_WHAT IS REQUIRED_: Leave out the pictures, and write out exactly the lines from the beginning of the material to the line holding "row_kb = 30.0", that line included, and nothing else.

_DATA EXCERPT_:
───

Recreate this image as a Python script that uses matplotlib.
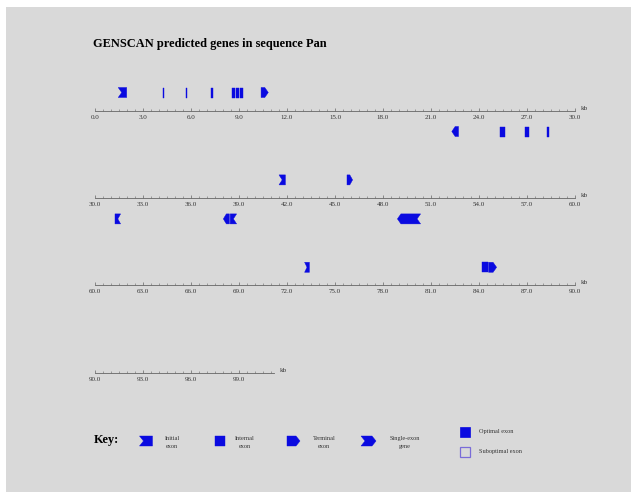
# GENSCAN predicted genes - Pan
import numpy as np
import matplotlib
matplotlib.use("Agg")
import matplotlib.pyplot as plt
from matplotlib.patches import Polygon, Rectangle
from matplotlib.ticker import FixedLocator, FuncFormatter

seq_len = 101.2
row_kb = 30.0

exon_start = [1.45, 4.22, 5.66, 7.27, 8.55, 8.82, 9.05, 10.38,
              22.30, 25.30, 26.90, 28.25, 31.25,
              38.02, 38.45, 41.50, 45.75, 48.90, 73.10, 84.20, 84.60]
exon_end = [1.98, 4.34, 5.78, 7.39, 8.75, 9.00, 9.23, 10.83,
            22.72, 25.60, 27.10, 28.40, 31.60,
            38.40, 38.85, 41.90, 46.10, 50.35, 73.40, 84.58, 85.10]
exon_strand = ['+'] * 8 + ['-'] * 5 + ['-', '-', '+', '+', '-', '+', '+', '+']
exon_type = ['Init', 'Intr', 'Intr', 'Intr', 'Intr', 'Intr', 'Intr', 'Term',
             'Term', 'Intr', 'Intr', 'Intr', 'Init',
             'Term', 'Init', 'Init', 'Term', 'Sngl', 'Init', 'Intr', 'Term']

key_types = ['Init', 'Intr', 'Term', 'Sngl']
key_labels = ['Initial\nexon', 'Internal\nexon', 'Terminal\nexon', 'Single-exon\ngene']

W, H = 631, 492
BLUE = '#0a0ae0'
BG = '#d9d9d9'
SERIF = 'Liberation Serif'


def exon_points(s, e, y0, h, kind, strand, d):
    d = min(d, (e - s) / 2.0)
    top, bot = y0 + h / 2.0, y0 - h / 2.0
    if strand == '+':
        left = 'notch' if kind in ('Init', 'Sngl') else 'flat'
        right = 'point' if kind in ('Term', 'Sngl') else 'flat'
    else:
        left = 'point' if kind in ('Term', 'Sngl') else 'flat'
        right = 'notch' if kind in ('Init', 'Sngl') else 'flat'
    if left == 'flat':
        pts = [(s, bot), (s, top)]
    elif left == 'notch':
        pts = [(s, bot), (s + d, y0), (s, top)]
    else:
        pts = [(s + d, bot), (s, y0), (s + d, top)]
    if right == 'flat':
        pts += [(e, top), (e, bot)]
    elif right == 'notch':
        pts += [(e, top), (e - d, y0), (e, bot)]
    else:
        pts += [(e - d, top), (e, y0), (e - d, bot)]
    return pts


fig = plt.figure(figsize=(W / 100, H / 100), dpi=100)
fig.patch.set_facecolor('white')
fig.patches.append(Rectangle((6 / W, 0), 1, 1 - 7 / H, transform=fig.transFigure,
                             facecolor=BG, edgecolor='none', zorder=-10))

fig.text(93 / W, 1 - 43.5 / H, 'GENSCAN predicted genes in sequence Pan',
         fontsize=8.9, fontweight='bold', family=SERIF, va='center', ha='left')

n_rows = int(np.ceil(seq_len / row_kb))
x0_px, x1_px = 95, 575
for r in range(n_rows):
    lo = r * row_kb
    hi = min(lo + row_kb, seq_len)
    yline = 110.5 + 87.4 * r
    ax = fig.add_axes([x0_px / W, 1 - (yline + 30) / H, (x1_px - x0_px) / W, 60 / H])
    ax.set_xlim(lo, lo + row_kb)
    ax.set_ylim(-30, 30)
    ax.patch.set_alpha(0)
    for side in ('top', 'left', 'right'):
        ax.spines[side].set_visible(False)
    ax.spines['bottom'].set_position(('data', 0))
    ax.spines['bottom'].set_bounds(lo, hi)
    ax.spines['bottom'].set_linewidth(0.6)
    ax.spines['bottom'].set_color('#666666')
    ax.set_yticks([])
    ax.xaxis.set_major_locator(FixedLocator(np.arange(lo, hi + 0.01, 3.0)))
    ax.xaxis.set_minor_locator(FixedLocator(np.arange(lo, hi + 0.01, 0.5)))
    ax.xaxis.set_major_formatter(FuncFormatter(lambda v, p: '%.1f' % v))
    ax.tick_params(axis='x', which='major', direction='in', length=2.4, width=0.5,
                   color='#666666', pad=3, labelsize=5, labelcolor='#333333')
    ax.tick_params(axis='x', which='minor', direction='in', length=1.2, width=0.4,
                   color='#666666')
    for lab in ax.get_xticklabels():
        lab.set_family(SERIF)
    ax.text(hi + 0.35, 2.5, 'kb', fontsize=5, family=SERIF, ha='left', va='center',
            color='#333333')

    for s, e, st, k in zip(exon_start, exon_end, exon_strand, exon_type):
        if s < lo or s >= hi:
            continue
        yc = 18 if st == '+' else -21
        ax.add_patch(Polygon(exon_points(s, e, yc, 10, k, st, 0.22), closed=True,
                             facecolor=BLUE, edgecolor=BLUE, linewidth=0.3))

# key
kax = fig.add_axes([0, 0, 1, 1])
kax.set_xlim(0, W)
kax.set_ylim(H, 0)
kax.axis('off')
kax.patch.set_alpha(0)
kax.text(94, 440, 'Key:', fontsize=8.8, fontweight='bold', family=SERIF, va='center')
key_x = [139.5, 214.5, 287, 361]
key_w = [13, 10, 13, 15]
text_x = [172, 245, 324, 405]
for kx, kw, tx, k, lab in zip(key_x, key_w, text_x, key_types, key_labels):
    pts = [(x, 441 - y) for x, y in exon_points(kx, kx + kw, 0, 10, k, '+', 4)]
    kax.add_patch(Polygon(pts, closed=True, facecolor=BLUE, edgecolor=BLUE, linewidth=0.3))
    kax.text(tx, 442.5, lab, fontsize=4.5, family=SERIF, ha='center', va='center',
             multialignment='center', color='#333333', linespacing=1.6)

kax.add_patch(Rectangle((460, 427), 10, 10, facecolor=BLUE, edgecolor=BLUE, linewidth=0.5))
kax.add_patch(Rectangle((460, 446.5), 10, 10, facecolor='none', edgecolor='#7a6cd8', linewidth=0.9))
kax.text(479, 431.7, 'Optimal exon', fontsize=4.5, family=SERIF, va='center', color='#333333')
kax.text(479, 451, 'Suboptimal exon', fontsize=4.5, family=SERIF, va='center', color='#333333')

fig.savefig('out.png', dpi=100, facecolor=fig.get_facecolor())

───

_OUTPUT BELOW_:
Recreate this image as a Python script that uses matplotlib.
# GENSCAN predicted genes - Pan
import numpy as np
import matplotlib
matplotlib.use("Agg")
import matplotlib.pyplot as plt
from matplotlib.patches import Polygon, Rectangle
from matplotlib.ticker import FixedLocator, FuncFormatter

seq_len = 101.2
row_kb = 30.0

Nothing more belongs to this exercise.